▶
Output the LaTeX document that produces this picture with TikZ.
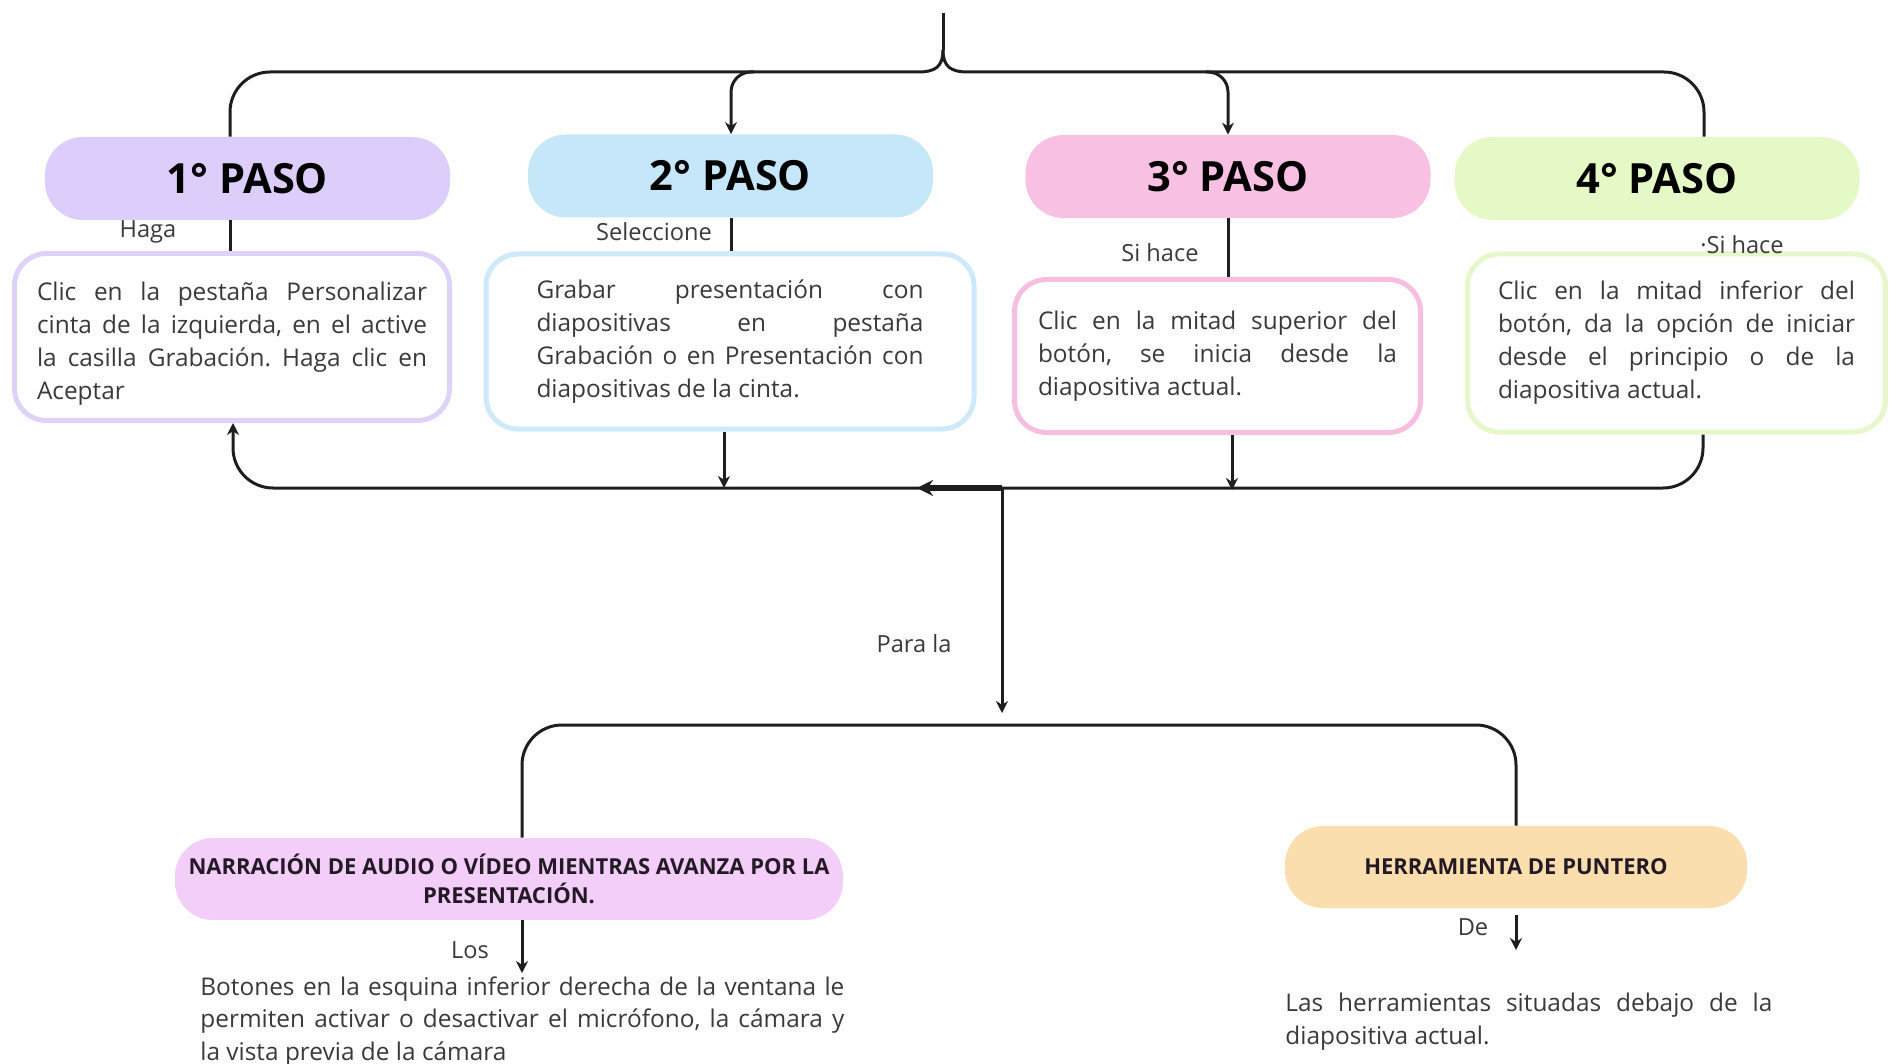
\documentclass[tikz,border=0pt]{standalone}
\usepackage{fontspec}
\usepackage{tikz}
\setmainfont{Open Sans}
\usetikzlibrary{arrows.meta}
\frenchspacing
\definecolor{lila}{HTML}{DCCDFB}
\definecolor{lilaborde}{HTML}{DED2F9}
\definecolor{celeste}{HTML}{C6E7FA}
\definecolor{celesteborde}{HTML}{CDE9FA}
\definecolor{rosa}{HTML}{F8C1E3}
\definecolor{rosaborde}{HTML}{F6BEE0}
\definecolor{lima}{HTML}{E5F9C7}
\definecolor{limaborde}{HTML}{E6F8CB}
\definecolor{orquidea}{HTML}{F2CEF8}
\definecolor{durazno}{HTML}{FBDEAD}
\definecolor{texto}{HTML}{3A3A3A}
\definecolor{trazo}{HTML}{1E1E1E}
\definecolor{titulo}{HTML}{231A26}

\begin{document}
\begin{tikzpicture}[x=0.5pt,y=-0.5pt,
		paso/.style={rounded corners=19pt,minimum width=202.5pt,minimum height=41.5pt,font=\bfseries\fontsize{20.8}{24}\selectfont,text=black},
		caja/.style={draw,line width=2.5pt,rounded corners=16pt,fill=white,align=justify,font=\fontsize{12.2}{16.5}\selectfont,text=texto},
		fin/.style={rounded corners=19pt,minimum height=41pt,align=center,font=\bfseries\fontsize{11}{14.5}\selectfont,text=titulo},
		rot/.style={font=\fontsize{11.8}{14}\selectfont,text=texto},
		nota/.style={inner sep=0pt,align=justify,font=\fontsize{12.2}{16.4}\selectfont,text=texto},
		linea/.style={line width=1.5pt,draw=trazo},
		flecha/.style={linea,-{Stealth[length=6pt,width=6pt]}}]
			\useasboundingbox (0,0) rectangle (1896,1064);
			
			\node[paso,fill=lila] (p1) at (247.5,178.5) {1° PASO};
			\node[paso,fill=celeste] (p2) at (730.5,176) {2° PASO};
			\node[paso,fill=rosa] (p3) at (1228,176.5) {3° PASO};
			\node[paso,fill=lima] (p4) at (1657,178.5) {4° PASO};
			
			\node[caja,draw=lilaborde,text width=195pt,minimum width=217.5pt,minimum height=83.5pt] (t1) at (232,337) {\rule{0pt}{16pt}Clic en la pestaña Personalizar\linebreak cinta de la izquierda, en el active\linebreak la casilla Grabación. Haga clic en\linebreak Aceptar};
			\node[caja,draw=celesteborde,text width=193.5pt,minimum width=244pt,minimum height=87.5pt] (t2) at (730,341.5) {Grabar presentación con\linebreak diapositivas en pestaña\linebreak Grabación o en Presentación con\linebreak diapositivas de la cinta.};
			\node[caja,draw=rosaborde,text width=179.5pt,minimum width=203pt,minimum height=76.5pt] (t3) at (1217.5,356) {Clic en la mitad superior del\linebreak botón, se inicia desde la\linebreak diapositiva actual.};
			\node[caja,draw=limaborde,text width=178.5pt,minimum width=209pt,minimum height=89pt] (t4) at (1676.5,343) {Clic en la mitad inferior del\linebreak botón, da la opción de iniciar\linebreak desde el principio o de la\linebreak diapositiva actual.};
			
			\node[rot] (lhaga) at (148,232) {Haga};
			\node[rot] (lsel) at (654,232) {Seleccione};
			\node[rot] (lsi) at (1160,253) {Si hace};
			\node[rot] (lsi4) at (1742,245) {·Si hace};
			\node[rot] (lpara) at (914,644) {Para la};
			\node[rot] (llos) at (470,950) {Los};
			\node[rot] (lde) at (1473,927) {De};
			
			\node[fin,fill=orquidea,minimum width=334pt] (n1) at (509,879) {NARRACIÓN DE AUDIO O VÍDEO MIENTRAS AVANZA POR LA\\PRESENTACIÓN.};
			\node[fin,fill=durazno,minimum width=231pt] (n2) at (1516,867) {HERRAMIENTA DE PUNTERO};
			
			\node[nota,text width=322pt,anchor=north west] (botones) at (200,976) {Botones en la esquina inferior derecha de la ventana le\linebreak permiten activar o desactivar el micrófono, la cámara y\linebreak la vista previa de la cámara};
			\node[nota,text width=243.5pt,anchor=north west] (herr) at (1285,993) {Las herramientas situadas debajo de la\linebreak diapositiva actual.};
			
			\coordinate (brace) at (943,13);
			\coordinate (fork) at (943,50);
			\coordinate (k1) at (230,72);
			\coordinate (k4) at (1704,72);
			\coordinate (b2) at (754,72);
			\coordinate (c2) at (731,72);
			\coordinate (b3) at (1206,72);
			\coordinate (c3) at (1228,72);
			\draw[linea] (brace) -- (fork);
			\draw[linea] (fork) .. controls (943,67) and (935,72) .. (918,72) [rounded corners=20pt] -- (k1) -- (k1 |- p1.north);
			\draw[linea] (fork) .. controls (943,67) and (951,72) .. (968,72) [rounded corners=20pt] -- (k4) -- (k4 |- p4.north);
			\draw[flecha,rounded corners=10pt] (b2) -| (c2 |- p2.north);
			\draw[flecha,rounded corners=10pt] (b3) -| (c3 |- p3.north);
			
			\draw[linea] (p1.south -| k1) -- (t1.north -| k1);
			\draw[linea] (p2.south -| c2) -- (t2.north -| c2);
			\draw[linea] (p3.south -| c3) -- (t3.north -| c3);
			
			\coordinate (m) at (1002,488);
			\coordinate (q) at (917,488);
			\coordinate (k1b) at (233,488);
			\coordinate (k4b) at (1703,488);
			\coordinate (d2) at (724,488);
			\coordinate (d3) at (1232,490);
			\coordinate (r) at (1002,713);
			\draw[flecha,rounded corners=20pt] (m) -- (k1b) -- (k1b |- t1.south);
			\draw[linea,rounded corners=20pt] (m) -- (k4b) -- (k4b |- t4.south);
			\draw[flecha] (t2.south -| d2) -- (d2);
			\draw[flecha] (t3.south -| d3) -- (d3);
			\draw[linea,line width=2.6pt,-{Stealth[length=8pt,width=8pt]}] (m) -- (q);
			\draw[flecha] (m) -- (r);
			
			\coordinate (s1) at (522,725);
			\coordinate (s2) at (1516,725);
			\coordinate (e1) at (522,973);
			\coordinate (f2) at (1516,915);
			\coordinate (e2) at (1516,950);
			\draw[linea,rounded corners=20pt] (s1 |- n1.north) -- (s1) -- (s2) -- (s2 |- n2.north);
			\draw[flecha] (n1.south -| s1) -- (e1);
			\draw[flecha] (f2) -- (e2);
\end{tikzpicture}
\end{document}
◀
> _Stated exercise_
Would you reproduce the lines above, from the very first through the line containing "(p4) at (1657,178.5)", exactly and without the pictures?

> _Task answer_
Output the LaTeX document that produces this picture with TikZ.
\documentclass[tikz,border=0pt]{standalone}
\usepackage{fontspec}
\usepackage{tikz}
\setmainfont{Open Sans}
\usetikzlibrary{arrows.meta}
\frenchspacing
\definecolor{lila}{HTML}{DCCDFB}
\definecolor{lilaborde}{HTML}{DED2F9}
\definecolor{celeste}{HTML}{C6E7FA}
\definecolor{celesteborde}{HTML}{CDE9FA}
\definecolor{rosa}{HTML}{F8C1E3}
\definecolor{rosaborde}{HTML}{F6BEE0}
\definecolor{lima}{HTML}{E5F9C7}
\definecolor{limaborde}{HTML}{E6F8CB}
\definecolor{orquidea}{HTML}{F2CEF8}
\definecolor{durazno}{HTML}{FBDEAD}
\definecolor{texto}{HTML}{3A3A3A}
\definecolor{trazo}{HTML}{1E1E1E}
\definecolor{titulo}{HTML}{231A26}

\begin{document}
\begin{tikzpicture}[x=0.5pt,y=-0.5pt,
		paso/.style={rounded corners=19pt,minimum width=202.5pt,minimum height=41.5pt,font=\bfseries\fontsize{20.8}{24}\selectfont,text=black},
		caja/.style={draw,line width=2.5pt,rounded corners=16pt,fill=white,align=justify,font=\fontsize{12.2}{16.5}\selectfont,text=texto},
		fin/.style={rounded corners=19pt,minimum height=41pt,align=center,font=\bfseries\fontsize{11}{14.5}\selectfont,text=titulo},
		rot/.style={font=\fontsize{11.8}{14}\selectfont,text=texto},
		nota/.style={inner sep=0pt,align=justify,font=\fontsize{12.2}{16.4}\selectfont,text=texto},
		linea/.style={line width=1.5pt,draw=trazo},
		flecha/.style={linea,-{Stealth[length=6pt,width=6pt]}}]
			\useasboundingbox (0,0) rectangle (1896,1064);
			
			\node[paso,fill=lila] (p1) at (247.5,178.5) {1° PASO};
			\node[paso,fill=celeste] (p2) at (730.5,176) {2° PASO};
			\node[paso,fill=rosa] (p3) at (1228,176.5) {3° PASO};
			\node[paso,fill=lima] (p4) at (1657,178.5) {4° PASO};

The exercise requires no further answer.